Percutaneous Ethanol Injection Results in Favorable Outcomes for Liver Cancer

According to a recent article published in the Journal of Hepatology, percutaneous ethanol injection may provide an effective treatment option for patients with small hepatocellular cancers, particularly for those who are not eligible for surgery or ablation techniques.

The most common type of liver cancer, hepatocellular carcinoma (HCC), is characterized by cancer that starts in cells of the liver and can spread through blood and lymph vessels to different parts of the body.

The liver is the largest organ in the body and is responsible for over 500 functions. These include the secretion of glucose, proteins, vitamins, and fats; the production of bile; the processing of hemoglobin; and the detoxification of numerous substances.

Patients with small HCC tumors (particularly those less than 3 centimeters in diameter) have several potential treatment options.

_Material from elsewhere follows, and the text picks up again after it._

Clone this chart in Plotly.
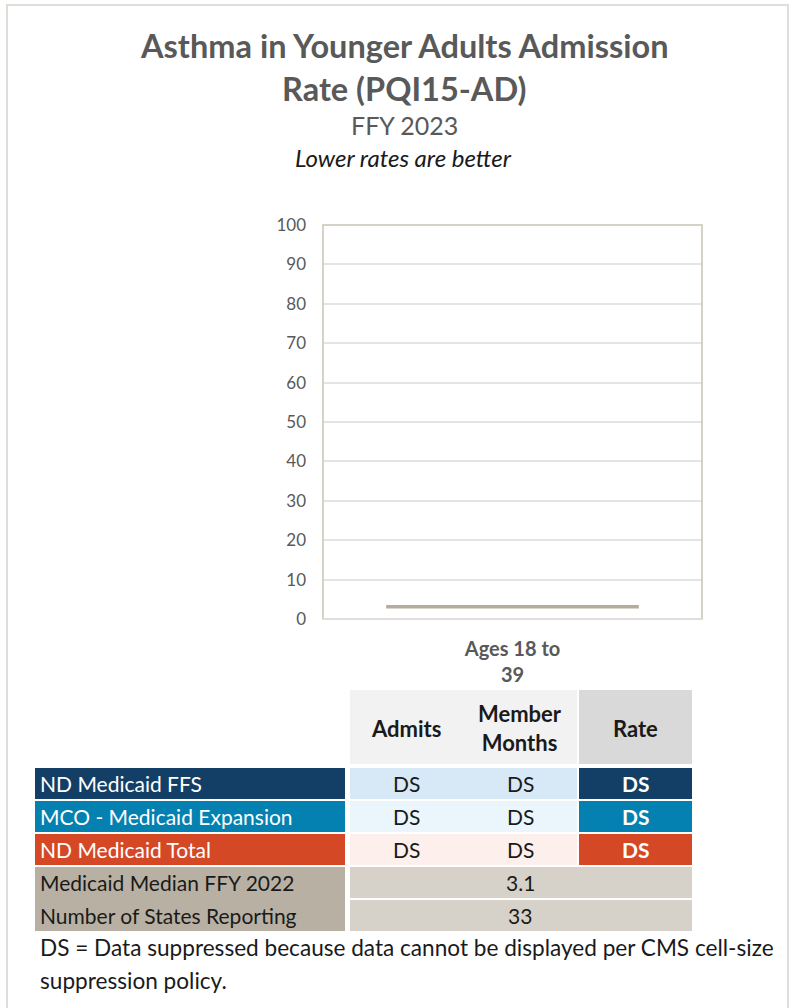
import plotly.graph_objects as go

# ---------------- data ----------------
title_lines = ["Asthma in Younger Adults Admission", "Rate (PQI15-AD)"]
subtitle = "FFY 2023"
note = "Lower rates are better"
categories = ["Ages 18 to<br>39"]
median_value = 3.1
y_ticks = [0, 10, 20, 30, 40, 50, 60, 70, 80, 90, 100]

col_headers = ["Admits", "Member<br>Months", "Rate"]
row_labels = ["ND Medicaid FFS", "MCO - Medicaid Expansion", "ND Medicaid Total"]
admits = ["DS", "DS", "DS"]
member_months = ["DS", "DS", "DS"]
rates = ["DS", "DS", "DS"]
summary_labels = ["Medicaid Median FFY 2022", "Number of States Reporting"]
summary_values = ["3.1", "33"]
footnote = "DS = Data suppressed because data cannot be displayed per CMS cell-size<br>suppression policy."

# ---------------- styling ----------------
W, H = 793, 1008
FONT = "Lato"
row_dark = ["#133f66", "#0481b0", "#d54826"]
row_light = ["#d7e8f6", "#ebf6fc", "#fcefec"]
tan_dark = "#b8b1a3"
tan_light = "#d6d1c9"


def px(x):
    return x / W


def py(y):
    return 1 - y / H


fig = go.Figure()

# median line across the category
fig.add_trace(go.Scatter(
    x=[-1 / 3, 1 / 3], y=[median_value, median_value], mode="lines",
    line=dict(color="#b5ad9c", width=3.5), hoverinfo="skip", showlegend=False))

shapes = []
annotations = []

# outer card border
shapes.append(dict(type="rect", xref="paper", yref="paper",
                   x0=px(7), x1=px(788), y0=py(1015), y1=py(5),
                   line=dict(color="#e0ddd8", width=2), fillcolor="rgba(0,0,0,0)", layer="below"))

# plot frame (top/left/right tan)
shapes.append(dict(type="rect", xref="paper", yref="paper",
                   x0=px(323), x1=px(702), y0=py(619), y1=py(225),
                   line=dict(color="#c9c3b6", width=1.5), fillcolor="rgba(0,0,0,0)", layer="above"))
shapes.append(dict(type="line", xref="paper", yref="paper",
                   x0=px(323), x1=px(702), y0=py(619), y1=py(619),
                   line=dict(color="#e2e2e2", width=1.5), layer="above"))


def text(t, x, y, color="#1a1a1a", size=18, xanchor="center", bold=False, italic=False):
    if bold:
        t = "<b>" + t + "</b>"
    if italic:
        t = "<i>" + t + "</i>"
    annotations.append(dict(text=t, x=px(x), y=py(y), xref="paper", yref="paper", showarrow=False,
                            xanchor=xanchor, yanchor="middle",
                            font=dict(family=FONT, size=size, color=color)))


def cell(x0, x1, y0, y1, color):
    shapes.append(dict(type="rect", xref="paper", yref="paper",
                       x0=px(x0), x1=px(x1), y0=py(y1), y1=py(y0),
                       line=dict(width=0), fillcolor=color, layer="below"))


# titles
text(title_lines[0], 404, 46, color="#595959", size=32.5, bold=True)
text(title_lines[1], 404, 88, color="#595959", size=32.5, bold=True)
text(subtitle, 404, 125, color="#595959", size=25)
text(note, 403, 157, color="#1a1a1a", size=24, italic=True)

# table columns
cx = [(350, 462), (463, 577), (579, 692)]
ccenter = [(a + b) / 2 for a, b in cx]

# header
cell(350, 577, 690, 764, "#f2f2f2")
cell(579, 692, 690, 764, "#d9d9d9")
for i, h in enumerate(col_headers):
    text(h, ccenter[i], 728, color="#1a1a1a", size=22, bold=True)

rows_y = [(768, 799), (801, 832), (834, 865)]
for i, lab in enumerate(row_labels):
    y0, y1 = rows_y[i]
    ym = (y0 + y1) / 2
    cell(35, 345, y0, y1, row_dark[i])
    cell(350, 577, y0, y1, row_light[i])
    cell(579, 692, y0, y1, row_dark[i])
    text(lab, 38, ym, color="white", size=21, xanchor="left")
    text(admits[i], ccenter[0], ym, color="#1a1a1a", size=21)
    text(member_months[i], ccenter[1], ym, color="#1a1a1a", size=21)
    text(rates[i], ccenter[2], ym, color="white", size=21, bold=True)

sum_y = [(867, 898), (900, 931)]
cell(35, 345, 867, 931, tan_dark)
for i, lab in enumerate(summary_labels):
    y0, y1 = sum_y[i]
    ym = (y0 + y1) / 2
    cell(350, 692, y0, y1, tan_light)
    text(lab, 38, ym, color="#1a1a1a", size=21, xanchor="left")
    text(summary_values[i], ccenter[1], ym, color="#1a1a1a", size=21)

fn_lines = footnote.split("<br>")
text(fn_lines[0], 38, 947, xanchor="left", size=22.6)
text(fn_lines[1], 38, 980, xanchor="left", size=22.6)

fig.update_layout(
    width=W, height=H, margin=dict(l=0, r=0, t=0, b=0, pad=0, autoexpand=False),
    paper_bgcolor="white", plot_bgcolor="white",
    shapes=shapes, annotations=annotations, showlegend=False,
    xaxis=dict(domain=[px(323), px(702)], range=[-0.5, 0.5], tickvals=[0], ticktext=categories,
               showgrid=False, zeroline=False, showline=False, ticks="", automargin=False,
               tickfont=dict(family=FONT, size=20, color="#595959", weight="bold"),
               ticklabelstandoff=16, fixedrange=True),
    yaxis=dict(domain=[py(619), py(225)], range=[0, 100], tickvals=y_ticks, automargin=False,
               showgrid=True, gridcolor="#e4e4e4", gridwidth=1.5, zeroline=False, showline=False, ticks="",
               tickfont=dict(family=FONT, size=17, color="#595959"), ticklabelstandoff=16, fixedrange=True),
)

fig.write_html("out.html", config={"displayModeBar": False},
               post_script="document.body.style.margin='0';document.body.style.overflow='hidden';")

Choice of treatment is dictated by the extent of spread of cancer (even if it is confined within the liver), the size of the cancer, and the location of the cancer (cancers in the liver are often attached to or dangerously close to important vesels). Researchers continue to compare different treatment regimens and compile long-term data for patients with HCC treated with different therapeutic regimens. This information may help individualize treatment according to patient and disease characteristics.

Percutaneous ethanol injection (PEI) is a type of treatment in which ethanol is administered directly into the cancer. The ethanol then causes the tumor cells to die (necrosis).

Researchers from Japan recently obtained data from 270 patients with small HCC (less than 3 cm diameter) who were treated with PEI as their initial therapy. These patients had the following results:

  • Complete necrosis occurred in all cancers treated within one month of the procedure (this was determined by computerized tomography [CT] scans).
  • At 3 years, cancer recurrence within or near the original site of cancer in the liver occurred in 10% of patients.
  • Overall survival at 3 years was 81.6%.
  • Overall survival at 5 years was 60.3%.
  • There were no deaths related to treatment.
  • The incidence of severe complications related to treatment occurred in only 2.2% of patients.
  • Patients with smaller cancers had better survival compared to those with larger cancers.

The researchers concluded that PEI may be an effective treatment option for patients with small HCC-particularly for patients not eligible for surgery or radiofrequency ablation (RFA) techniques.

Reference: Ebara M, Okabe S, Kita K, et al. Percutaneous ethanol injection for small hepatocellular carcinoma: therapeutic efficacy based on 20-year experience. Journal of Hepatology. 2005:43,458-464.